• [Short problem]:
The data below should be printed in full, exactly, and without any of its images.

• [Supplied material]:
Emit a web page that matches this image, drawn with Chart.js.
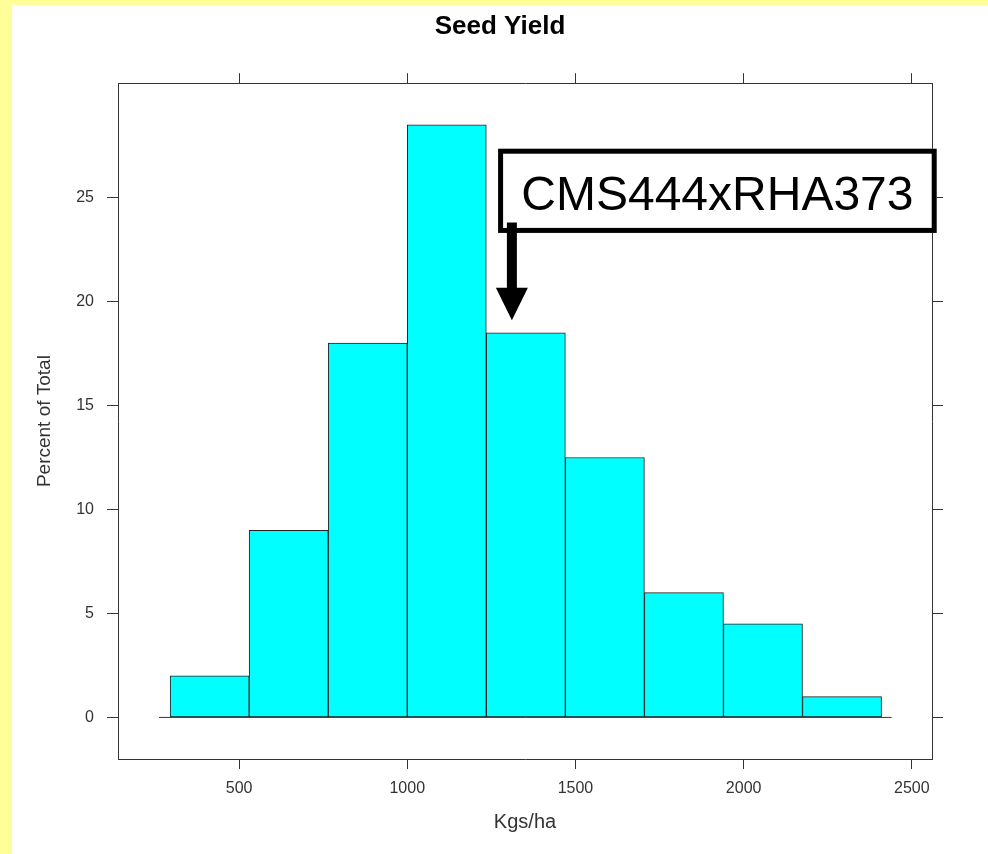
<!DOCTYPE html>
<html>
<head>
<meta charset="utf-8">
<script src="https://cdn.jsdelivr.net/npm/chart.js@4/dist/chart.umd.min.js"></script>
<style>
  body { margin: 0; background: #ffff99; }
  #wrap { position: absolute; left: 12px; top: 5px; width: 976px; height: 849px; background: #fff; }
</style>
</head>
<body>
<div id="wrap"><canvas id="hist" width="976" height="849"></canvas></div>
<script>
// histogram bins (Kgs/ha) and percent of total per bin
const binEdges = [295, 530, 765, 1000, 1235, 1470, 1705, 1940, 2175, 2410];
const percents = [2, 9, 18, 28.5, 18.5, 12.5, 6, 4.5, 1];
const xTicks = [500, 1000, 1500, 2000, 2500];
const yTicks = [0, 5, 10, 15, 20, 25];
const baseLine = [262, 2440];

// annotation, in data units
const noteText = "CMS444xRHA373";
const noteBox = { x0: 1270, x1: 2574, y0: 23.3, y1: 27.35 };
const noteArrow = { x: 1311, yFrom: 23.8, yHead: 20.66, yTip: 19.1 };

const FONT = "'Liberation Sans', Arial, Helvetica, sans-serif";
const AXIS = "#333";

const barData = percents.map((p, i) => ({ x: (binEdges[i] + binEdges[i + 1]) / 2, y: p }));

function setTicks(list) {
  return (scale) => {
    scale.ticks = list.map((v) => ({ value: v }));
  };
}

function fixSize(prop, size) {
  return (scale) => {
    scale[prop] = size;
  };
}

function axisCommon(extra) {
  return Object.assign({
    type: "linear",
    offset: false,
    grid: { offset: false, drawOnChartArea: false, drawTicks: true, tickLength: 10, color: AXIS, lineWidth: 1 },
    border: { display: true, color: AXIS, width: 1 },
  }, extra);
}

const notePlugin = {
  id: "note",
  afterDraw(chart) {
    const { ctx } = chart;
    const xs = chart.scales.x;
    const ys = chart.scales.y;
    const l = xs.getPixelForValue(noteBox.x0);
    const r = xs.getPixelForValue(noteBox.x1);
    const t = ys.getPixelForValue(noteBox.y1);
    const b = ys.getPixelForValue(noteBox.y0);
    ctx.save();
    ctx.fillStyle = "#fff";
    ctx.fillRect(l, t, r - l, b - t);
    ctx.lineWidth = 5;
    ctx.strokeStyle = "#000";
    ctx.strokeRect(l + 2.5, t + 2.5, r - l - 5, b - t - 5);

    ctx.fillStyle = "#000";
    ctx.font = "48px " + FONT;
    ctx.textAlign = "center";
    ctx.textBaseline = "alphabetic";
    ctx.fillText(noteText, (l + r) / 2, (t + b) / 2 + 0.716 * 48 / 2 + 2);

    const ax = xs.getPixelForValue(noteArrow.x);
    const y0 = ys.getPixelForValue(noteArrow.yFrom);
    const yh = ys.getPixelForValue(noteArrow.yHead);
    const yt = ys.getPixelForValue(noteArrow.yTip);
    ctx.fillRect(ax - 5, y0, 10, yh - y0 + 1);
    ctx.beginPath();
    ctx.moveTo(ax - 16, yh);
    ctx.lineTo(ax + 16, yh);
    ctx.lineTo(ax, yt);
    ctx.closePath();
    ctx.fill();
    ctx.restore();
  },
};

new Chart(document.getElementById("hist"), {
  type: "bar",
  data: {
    datasets: [
      {
        type: "line",
        data: baseLine.map((x) => ({ x, y: 0 })),
        borderColor: AXIS,
        borderWidth: 1,
        pointRadius: 0,
        order: 0,
      },
      {
        data: barData,
        backgroundColor: "#00ffff",
        borderColor: "#222",
        borderWidth: 1,
        borderSkipped: false,
        barPercentage: 1,
        categoryPercentage: 1,
        order: 1,
      },
    ],
  },
  options: {
    responsive: false,
    animation: false,
    layout: { padding: 0 },
    plugins: {
      legend: { display: false },
      tooltip: { enabled: false },
      title: {
        display: true,
        text: "Seed Yield",
        color: "#000",
        font: { family: FONT, size: 26, weight: "bold" },
        padding: { top: 6, bottom: 8 },
      },
    },
    scales: {
      x: axisCommon({
        position: "bottom",
        min: 140,
        max: 2560,
        afterBuildTicks: setTicks(xTicks),
        afterFit: fixSize("height", 95),
        ticks: { color: AXIS, font: { family: FONT, size: 16 }, padding: 10, maxRotation: 0, callback: (v) => String(v) },
        title: { display: true, text: "Kgs/ha", color: AXIS, font: { family: FONT, size: 20 }, padding: { top: 0, bottom: 20 } },
      }),
      x2: axisCommon({
        position: "top",
        min: 140,
        max: 2560,
        afterBuildTicks: setTicks(xTicks),
        afterFit: fixSize("height", 33),
        ticks: { display: false },
      }),
      y: axisCommon({
        position: "left",
        min: -2,
        max: 30.5,
        afterBuildTicks: setTicks(yTicks),
        afterFit: fixSize("width", 106),
        grid: { offset: false, drawOnChartArea: false, drawTicks: true, tickLength: 11, color: AXIS, lineWidth: 1 },
        ticks: { color: AXIS, font: { family: FONT, size: 16 }, padding: 13, callback: (v) => String(v) },
        title: { display: true, text: "Percent of Total", color: AXIS, font: { family: FONT, size: 19 }, padding: { top: 21, bottom: 0 } },
      }),
      y2: axisCommon({
        position: "right",
        min: -2,
        max: 30.5,
        afterBuildTicks: setTicks(yTicks),
        afterFit: fixSize("width", 56),
        grid: { offset: false, drawOnChartArea: false, drawTicks: true, tickLength: 11, color: AXIS, lineWidth: 1 },
        ticks: { display: false },
      }),
    },
  },
  plugins: [notePlugin],
});
</script>
</body>
</html>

• [Reply to the task]:
Emit a web page that matches this image, drawn with Chart.js.
<!DOCTYPE html>
<html>
<head>
<meta charset="utf-8">
<script src="https://cdn.jsdelivr.net/npm/chart.js@4/dist/chart.umd.min.js"></script>
<style>
  body { margin: 0; background: #ffff99; }
  #wrap { position: absolute; left: 12px; top: 5px; width: 976px; height: 849px; background: #fff; }
</style>
</head>
<body>
<div id="wrap"><canvas id="hist" width="976" height="849"></canvas></div>
<script>
// histogram bins (Kgs/ha) and percent of total per bin
const binEdges = [295, 530, 765, 1000, 1235, 1470, 1705, 1940, 2175, 2410];
const percents = [2, 9, 18, 28.5, 18.5, 12.5, 6, 4.5, 1];
const xTicks = [500, 1000, 1500, 2000, 2500];
const yTicks = [0, 5, 10, 15, 20, 25];
const baseLine = [262, 2440];

// annotation, in data units
const noteText = "CMS444xRHA373";
const noteBox = { x0: 1270, x1: 2574, y0: 23.3, y1: 27.35 };
const noteArrow = { x: 1311, yFrom: 23.8, yHead: 20.66, yTip: 19.1 };

const FONT = "'Liberation Sans', Arial, Helvetica, sans-serif";
const AXIS = "#333";

const barData = percents.map((p, i) => ({ x: (binEdges[i] + binEdges[i + 1]) / 2, y: p }));

function setTicks(list) {
  return (scale) => {
    scale.ticks = list.map((v) => ({ value: v }));
  };
}

function fixSize(prop, size) {
  return (scale) => {
    scale[prop] = size;
  };
}

function axisCommon(extra) {
  return Object.assign({
    type: "linear",
    offset: false,
    grid: { offset: false, drawOnChartArea: false, drawTicks: true, tickLength: 10, color: AXIS, lineWidth: 1 },
    border: { display: true, color: AXIS, width: 1 },
  }, extra);
}

const notePlugin = {
  id: "note",
  afterDraw(chart) {
    const { ctx } = chart;
    const xs = chart.scales.x;
    const ys = chart.scales.y;
    const l = xs.getPixelForValue(noteBox.x0);
    const r = xs.getPixelForValue(noteBox.x1);
    const t = ys.getPixelForValue(noteBox.y1);
    const b = ys.getPixelForValue(noteBox.y0);
    ctx.save();
    ctx.fillStyle = "#fff";
    ctx.fillRect(l, t, r - l, b - t);
    ctx.lineWidth = 5;
    ctx.strokeStyle = "#000";
    ctx.strokeRect(l + 2.5, t + 2.5, r - l - 5, b - t - 5);

    ctx.fillStyle = "#000";
    ctx.font = "48px " + FONT;
    ctx.textAlign = "center";
    ctx.textBaseline = "alphabetic";
    ctx.fillText(noteText, (l + r) / 2, (t + b) / 2 + 0.716 * 48 / 2 + 2);

    const ax = xs.getPixelForValue(noteArrow.x);
    const y0 = ys.getPixelForValue(noteArrow.yFrom);
    const yh = ys.getPixelForValue(noteArrow.yHead);
    const yt = ys.getPixelForValue(noteArrow.yTip);
    ctx.fillRect(ax - 5, y0, 10, yh - y0 + 1);
    ctx.beginPath();
    ctx.moveTo(ax - 16, yh);
    ctx.lineTo(ax + 16, yh);
    ctx.lineTo(ax, yt);
    ctx.closePath();
    ctx.fill();
    ctx.restore();
  },
};

new Chart(document.getElementById("hist"), {
  type: "bar",
  data: {
    datasets: [
      {
        type: "line",
        data: baseLine.map((x) => ({ x, y: 0 })),
        borderColor: AXIS,
        borderWidth: 1,
        pointRadius: 0,
        order: 0,
      },
      {
        data: barData,
        backgroundColor: "#00ffff",
        borderColor: "#222",
        borderWidth: 1,
        borderSkipped: false,
        barPercentage: 1,
        categoryPercentage: 1,
        order: 1,
      },
    ],
  },
  options: {
    responsive: false,
    animation: false,
    layout: { padding: 0 },
    plugins: {
      legend: { display: false },
      tooltip: { enabled: false },
      title: {
        display: true,
        text: "Seed Yield",
        color: "#000",
        font: { family: FONT, size: 26, weight: "bold" },
        padding: { top: 6, bottom: 8 },
      },
    },
    scales: {
      x: axisCommon({
        position: "bottom",
        min: 140,
        max: 2560,
        afterBuildTicks: setTicks(xTicks),
        afterFit: fixSize("height", 95),
        ticks: { color: AXIS, font: { family: FONT, size: 16 }, padding: 10, maxRotation: 0, callback: (v) => String(v) },
        title: { display: true, text: "Kgs/ha", color: AXIS, font: { family: FONT, size: 20 }, padding: { top: 0, bottom: 20 } },
      }),
      x2: axisCommon({
        position: "top",
        min: 140,
        max: 2560,
        afterBuildTicks: setTicks(xTicks),
        afterFit: fixSize("height", 33),
        ticks: { display: false },
      }),
      y: axisCommon({
        position: "left",
        min: -2,
        max: 30.5,
        afterBuildTicks: setTicks(yTicks),
        afterFit: fixSize("width", 106),
        grid: { offset: false, drawOnChartArea: false, drawTicks: true, tickLength: 11, color: AXIS, lineWidth: 1 },
        ticks: { color: AXIS, font: { family: FONT, size: 16 }, padding: 13, callback: (v) => String(v) },
        title: { display: true, text: "Percent of Total", color: AXIS, font: { family: FONT, size: 19 }, padding: { top: 21, bottom: 0 } },
      }),
      y2: axisCommon({
        position: "right",
        min: -2,
        max: 30.5,
        afterBuildTicks: setTicks(yTicks),
        afterFit: fixSize("width", 56),
        grid: { offset: false, drawOnChartArea: false, drawTicks: true, tickLength: 11, color: AXIS, lineWidth: 1 },
        ticks: { display: false },
      }),
    },
  },
  plugins: [notePlugin],
});
</script>
</body>
</html>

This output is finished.